SUPPLIED DATA >>
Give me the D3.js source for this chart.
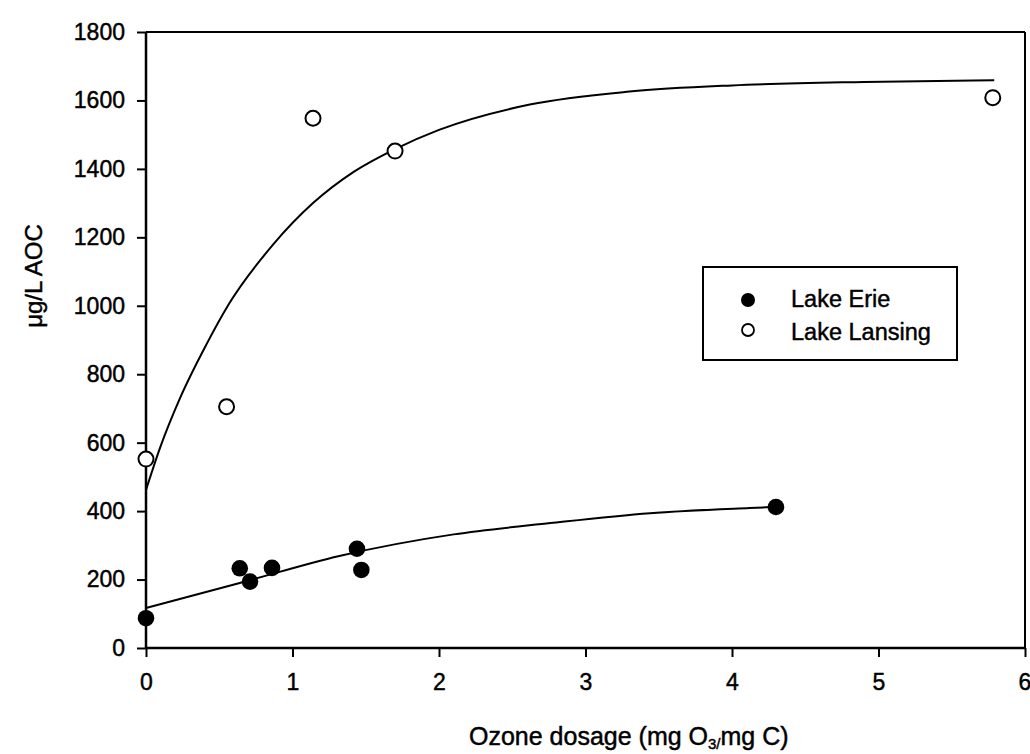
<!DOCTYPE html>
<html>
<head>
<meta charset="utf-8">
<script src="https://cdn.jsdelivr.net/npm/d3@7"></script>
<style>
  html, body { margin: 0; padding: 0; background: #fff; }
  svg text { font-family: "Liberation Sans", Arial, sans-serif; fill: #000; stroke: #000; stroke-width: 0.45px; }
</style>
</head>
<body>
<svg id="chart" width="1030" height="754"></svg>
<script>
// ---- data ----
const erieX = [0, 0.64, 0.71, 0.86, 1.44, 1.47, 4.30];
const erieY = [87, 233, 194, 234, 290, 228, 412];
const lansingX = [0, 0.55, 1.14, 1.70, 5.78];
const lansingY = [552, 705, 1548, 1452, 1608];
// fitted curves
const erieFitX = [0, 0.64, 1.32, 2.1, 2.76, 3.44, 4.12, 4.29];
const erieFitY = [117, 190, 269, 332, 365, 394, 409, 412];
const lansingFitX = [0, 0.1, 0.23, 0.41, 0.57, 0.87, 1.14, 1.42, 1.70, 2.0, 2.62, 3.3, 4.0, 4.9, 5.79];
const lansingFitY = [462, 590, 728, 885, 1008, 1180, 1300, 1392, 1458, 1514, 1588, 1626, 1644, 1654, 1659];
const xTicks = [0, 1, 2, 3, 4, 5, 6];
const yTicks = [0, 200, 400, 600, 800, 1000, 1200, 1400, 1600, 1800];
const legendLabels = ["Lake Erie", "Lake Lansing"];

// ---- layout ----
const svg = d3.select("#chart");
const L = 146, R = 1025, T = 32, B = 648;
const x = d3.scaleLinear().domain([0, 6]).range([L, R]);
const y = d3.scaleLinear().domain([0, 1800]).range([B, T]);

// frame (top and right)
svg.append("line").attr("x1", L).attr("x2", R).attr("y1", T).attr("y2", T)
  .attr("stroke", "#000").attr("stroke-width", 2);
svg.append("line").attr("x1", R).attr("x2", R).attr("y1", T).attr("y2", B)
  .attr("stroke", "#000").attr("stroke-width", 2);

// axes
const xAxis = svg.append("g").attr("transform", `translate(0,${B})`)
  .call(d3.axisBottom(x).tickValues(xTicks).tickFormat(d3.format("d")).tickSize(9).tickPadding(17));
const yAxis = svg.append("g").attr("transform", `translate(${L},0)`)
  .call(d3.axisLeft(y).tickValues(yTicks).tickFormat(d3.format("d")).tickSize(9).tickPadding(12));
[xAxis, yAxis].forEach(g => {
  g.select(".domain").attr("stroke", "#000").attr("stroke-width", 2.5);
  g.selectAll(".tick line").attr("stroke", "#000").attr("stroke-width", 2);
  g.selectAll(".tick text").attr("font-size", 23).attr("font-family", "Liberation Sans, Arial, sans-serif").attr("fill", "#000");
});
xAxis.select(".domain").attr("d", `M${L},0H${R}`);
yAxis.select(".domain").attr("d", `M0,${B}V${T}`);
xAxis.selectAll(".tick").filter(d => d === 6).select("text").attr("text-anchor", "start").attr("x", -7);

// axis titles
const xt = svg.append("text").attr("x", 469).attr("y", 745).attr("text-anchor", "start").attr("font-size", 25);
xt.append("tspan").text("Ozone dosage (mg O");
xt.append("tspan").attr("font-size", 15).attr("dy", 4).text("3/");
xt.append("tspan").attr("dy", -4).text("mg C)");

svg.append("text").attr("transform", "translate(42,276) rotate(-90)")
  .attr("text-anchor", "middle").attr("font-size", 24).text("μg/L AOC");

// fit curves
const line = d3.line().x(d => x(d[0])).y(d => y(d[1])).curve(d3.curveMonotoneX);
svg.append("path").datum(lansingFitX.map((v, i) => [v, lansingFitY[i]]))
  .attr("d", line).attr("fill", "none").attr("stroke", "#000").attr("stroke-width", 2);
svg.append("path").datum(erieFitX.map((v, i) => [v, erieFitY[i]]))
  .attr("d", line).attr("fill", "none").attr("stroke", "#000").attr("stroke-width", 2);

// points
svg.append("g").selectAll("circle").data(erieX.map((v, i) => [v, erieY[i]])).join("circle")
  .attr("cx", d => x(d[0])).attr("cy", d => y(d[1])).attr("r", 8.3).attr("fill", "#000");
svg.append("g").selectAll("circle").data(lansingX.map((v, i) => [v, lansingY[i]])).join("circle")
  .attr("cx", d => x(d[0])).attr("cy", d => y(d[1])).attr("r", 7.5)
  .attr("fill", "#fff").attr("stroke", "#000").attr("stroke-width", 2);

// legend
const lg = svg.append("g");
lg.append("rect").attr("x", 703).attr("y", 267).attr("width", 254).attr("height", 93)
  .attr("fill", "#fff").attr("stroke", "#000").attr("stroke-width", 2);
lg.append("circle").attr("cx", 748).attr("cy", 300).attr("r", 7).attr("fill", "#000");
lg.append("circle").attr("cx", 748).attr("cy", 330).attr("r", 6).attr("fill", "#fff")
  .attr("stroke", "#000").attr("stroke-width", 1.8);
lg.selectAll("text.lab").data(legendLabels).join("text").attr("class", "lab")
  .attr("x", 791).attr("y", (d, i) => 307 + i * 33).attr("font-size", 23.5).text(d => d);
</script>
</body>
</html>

WORK TO DO >> Without the pictures, copy the material exactly as given.

FINISHED ANSWER >>
Give me the D3.js source for this chart.
<!DOCTYPE html>
<html>
<head>
<meta charset="utf-8">
<script src="https://cdn.jsdelivr.net/npm/d3@7"></script>
<style>
  html, body { margin: 0; padding: 0; background: #fff; }
  svg text { font-family: "Liberation Sans", Arial, sans-serif; fill: #000; stroke: #000; stroke-width: 0.45px; }
</style>
</head>
<body>
<svg id="chart" width="1030" height="754"></svg>
<script>
// ---- data ----
const erieX = [0, 0.64, 0.71, 0.86, 1.44, 1.47, 4.30];
const erieY = [87, 233, 194, 234, 290, 228, 412];
const lansingX = [0, 0.55, 1.14, 1.70, 5.78];
const lansingY = [552, 705, 1548, 1452, 1608];
// fitted curves
const erieFitX = [0, 0.64, 1.32, 2.1, 2.76, 3.44, 4.12, 4.29];
const erieFitY = [117, 190, 269, 332, 365, 394, 409, 412];
const lansingFitX = [0, 0.1, 0.23, 0.41, 0.57, 0.87, 1.14, 1.42, 1.70, 2.0, 2.62, 3.3, 4.0, 4.9, 5.79];
const lansingFitY = [462, 590, 728, 885, 1008, 1180, 1300, 1392, 1458, 1514, 1588, 1626, 1644, 1654, 1659];
const xTicks = [0, 1, 2, 3, 4, 5, 6];
const yTicks = [0, 200, 400, 600, 800, 1000, 1200, 1400, 1600, 1800];
const legendLabels = ["Lake Erie", "Lake Lansing"];

// ---- layout ----
const svg = d3.select("#chart");
const L = 146, R = 1025, T = 32, B = 648;
const x = d3.scaleLinear().domain([0, 6]).range([L, R]);
const y = d3.scaleLinear().domain([0, 1800]).range([B, T]);

// frame (top and right)
svg.append("line").attr("x1", L).attr("x2", R).attr("y1", T).attr("y2", T)
  .attr("stroke", "#000").attr("stroke-width", 2);
svg.append("line").attr("x1", R).attr("x2", R).attr("y1", T).attr("y2", B)
  .attr("stroke", "#000").attr("stroke-width", 2);

// axes
const xAxis = svg.append("g").attr("transform", `translate(0,${B})`)
  .call(d3.axisBottom(x).tickValues(xTicks).tickFormat(d3.format("d")).tickSize(9).tickPadding(17));
const yAxis = svg.append("g").attr("transform", `translate(${L},0)`)
  .call(d3.axisLeft(y).tickValues(yTicks).tickFormat(d3.format("d")).tickSize(9).tickPadding(12));
[xAxis, yAxis].forEach(g => {
  g.select(".domain").attr("stroke", "#000").attr("stroke-width", 2.5);
  g.selectAll(".tick line").attr("stroke", "#000").attr("stroke-width", 2);
  g.selectAll(".tick text").attr("font-size", 23).attr("font-family", "Liberation Sans, Arial, sans-serif").attr("fill", "#000");
});
xAxis.select(".domain").attr("d", `M${L},0H${R}`);
yAxis.select(".domain").attr("d", `M0,${B}V${T}`);
xAxis.selectAll(".tick").filter(d => d === 6).select("text").attr("text-anchor", "start").attr("x", -7);

// axis titles
const xt = svg.append("text").attr("x", 469).attr("y", 745).attr("text-anchor", "start").attr("font-size", 25);
xt.append("tspan").text("Ozone dosage (mg O");
xt.append("tspan").attr("font-size", 15).attr("dy", 4).text("3/");
xt.append("tspan").attr("dy", -4).text("mg C)");

svg.append("text").attr("transform", "translate(42,276) rotate(-90)")
  .attr("text-anchor", "middle").attr("font-size", 24).text("μg/L AOC");

// fit curves
const line = d3.line().x(d => x(d[0])).y(d => y(d[1])).curve(d3.curveMonotoneX);
svg.append("path").datum(lansingFitX.map((v, i) => [v, lansingFitY[i]]))
  .attr("d", line).attr("fill", "none").attr("stroke", "#000").attr("stroke-width", 2);
svg.append("path").datum(erieFitX.map((v, i) => [v, erieFitY[i]]))
  .attr("d", line).attr("fill", "none").attr("stroke", "#000").attr("stroke-width", 2);

// points
svg.append("g").selectAll("circle").data(erieX.map((v, i) => [v, erieY[i]])).join("circle")
  .attr("cx", d => x(d[0])).attr("cy", d => y(d[1])).attr("r", 8.3).attr("fill", "#000");
svg.append("g").selectAll("circle").data(lansingX.map((v, i) => [v, lansingY[i]])).join("circle")
  .attr("cx", d => x(d[0])).attr("cy", d => y(d[1])).attr("r", 7.5)
  .attr("fill", "#fff").attr("stroke", "#000").attr("stroke-width", 2);

// legend
const lg = svg.append("g");
lg.append("rect").attr("x", 703).attr("y", 267).attr("width", 254).attr("height", 93)
  .attr("fill", "#fff").attr("stroke", "#000").attr("stroke-width", 2);
lg.append("circle").attr("cx", 748).attr("cy", 300).attr("r", 7).attr("fill", "#000");
lg.append("circle").attr("cx", 748).attr("cy", 330).attr("r", 6).attr("fill", "#fff")
  .attr("stroke", "#000").attr("stroke-width", 1.8);
lg.selectAll("text.lab").data(legendLabels).join("text").attr("class", "lab")
  .attr("x", 791).attr("y", (d, i) => 307 + i * 33).attr("font-size", 23.5).text(d => d);
</script>
</body>
</html>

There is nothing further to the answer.